Thanks to Wendy for checking and giving comments as well! Again, I'd like to thank Wendy, for creating that wonderful header!!

my beloved life

Friday, November 12, 2010

Oh, blog, how long has it been. No one is here anymore. 11/11 today.. Haha I remember a friend of mine during high school who loves the number 11. Everyday (even night she says) at 11:11, she will make a wish. I wonder where she is now.. Thinking back at that brought back memories of the past, nostalgic and emo feelings comes lingering around me. Maybe it's because I had a really bad day at work, coupled by an empty house, creates a rather sad sight.

Only now, I realise how isolated I have become. How isolated I have chose to make myself. To put the real me into a case and hide it all from the world and put a happy face up front, is really tiring. Just awhile ago, everyone was talking about meeting up with this person from high school, that person from high school. And I realise, I had pushed all my friends from high school away, til I have none left. Well, of course, there is dom, pok and adam. But ya, you get what I mean. Jonathan, Joan, Ying Roe, Peng Tat, Jun Mun, Chin Ming... the list goes on. Where are they now? I don't know. What are they doing now? I dont know? Everything seems to end with "I dont know." nowadays.
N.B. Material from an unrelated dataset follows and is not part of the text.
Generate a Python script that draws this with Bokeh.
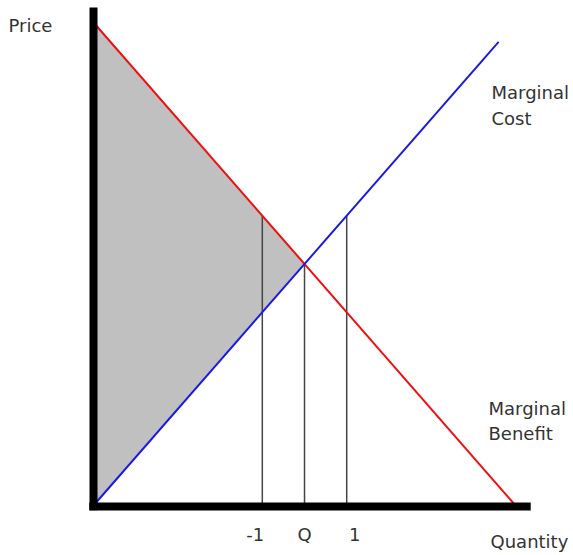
import numpy as np
from bokeh.plotting import figure
from bokeh.models import Label
from bokeh.core.properties import value
from bokeh.embed import file_html
from bokeh.resources import INLINE

# ---- data ----
mb_q = [0, 10]        # marginal benefit (demand) line
mb_p = [10, 0]
mc_q = [0, 9.6]       # marginal cost line
mc_p = [0, 9.6]
tick_values = [4, 5, 6]
tick_labels = ["-1", "Q", "1"]

def mb(q):
    return np.interp(q, mb_q, mb_p)

def mc(q):
    return np.interp(q, mc_q, mc_p)

# equilibrium (intersection) of the two straight lines
slope_b = (mb_p[1] - mb_p[0]) / (mb_q[1] - mb_q[0])
slope_c = (mc_p[1] - mc_p[0]) / (mc_q[1] - mc_q[0])
q_star = (mb_p[0] - mc_p[0]) / (slope_c - slope_b)
p_star = mc_p[0] + slope_c * q_star

FONT = "DejaVu Sans"
TXT = "#333333"
FS = "18px"

# axis extents (data units)
X_AX_END = 10.36
Y_AX_END = 10.31

p = figure(width=573, height=555, x_range=(-2.204, 11.374),
           y_range=(-1.035, 10.455),
           output_backend="svg", toolbar_location=None,
           min_border=0)
p.axis.visible = False
p.outline_line_color = None
p.grid.visible = False
p.background_fill_color = "white"
p.border_fill_color = "white"

# shaded area between the curves, from the price axis to equilibrium
p.patch([0, q_star, 0], [mb(0), p_star, mc(0)], fill_color="#c0c0c0",
        line_color=None)

# vertical guide lines
tops = [max(mb(t), mc(t)) for t in tick_values]
p.segment(x0=tick_values, y0=[0] * len(tick_values), x1=tick_values, y1=tops,
          line_color="#454545", line_width=1.5)

p.line(mb_q, mb_p, line_color="#ee1111", line_width=2)
p.line(mc_q, mc_p, line_color="#1a1ae0", line_width=2)

# axis lines
p.segment(x0=[0, -0.1], y0=[-0.1, -0.02], x1=[0, X_AX_END], y1=[Y_AX_END, -0.02],
          line_color="black", line_width=8)

# tick labels (small hand-drawn nudges in screen px)
p.text(x=tick_values, y=[-0.60] * len(tick_values), text=tick_labels,
       x_offset=[-7, 0, 8],
       text_font=value(FONT), text_font_size=FS, text_color=TXT,
       text_align="center", text_baseline="middle")

def lab(x, y, t):
    p.add_layout(Label(x=x, y=y, text=t, text_font=FONT, text_font_size=FS,
                       text_color=TXT, text_baseline="middle",
                       text_align="left"))

lab(-2.014, 9.938, "Price")
lab(9.408, -0.745, "Quantity")
lab(9.431, 8.551, "Marginal")
lab(9.431, 8.012, "Cost")
lab(9.36, 2.008, "Marginal")
lab(9.36, 1.491, "Benefit")

open("out.html", "w").write(file_html(p, INLINE))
Maybe its really just the bad day at work that caused me to be a little upset tonight. Maybe its just an accumulation of feelings that I have been going through lately. Or maybe it is just an accumulation of everything this year. The problem is, hiding myself away, means I have no one to turn to when there is a desperate need to cry out to. I admit, I am an emotional person. But who can I be emotional to? No one, but myself.. Guess that's just how its going to be now.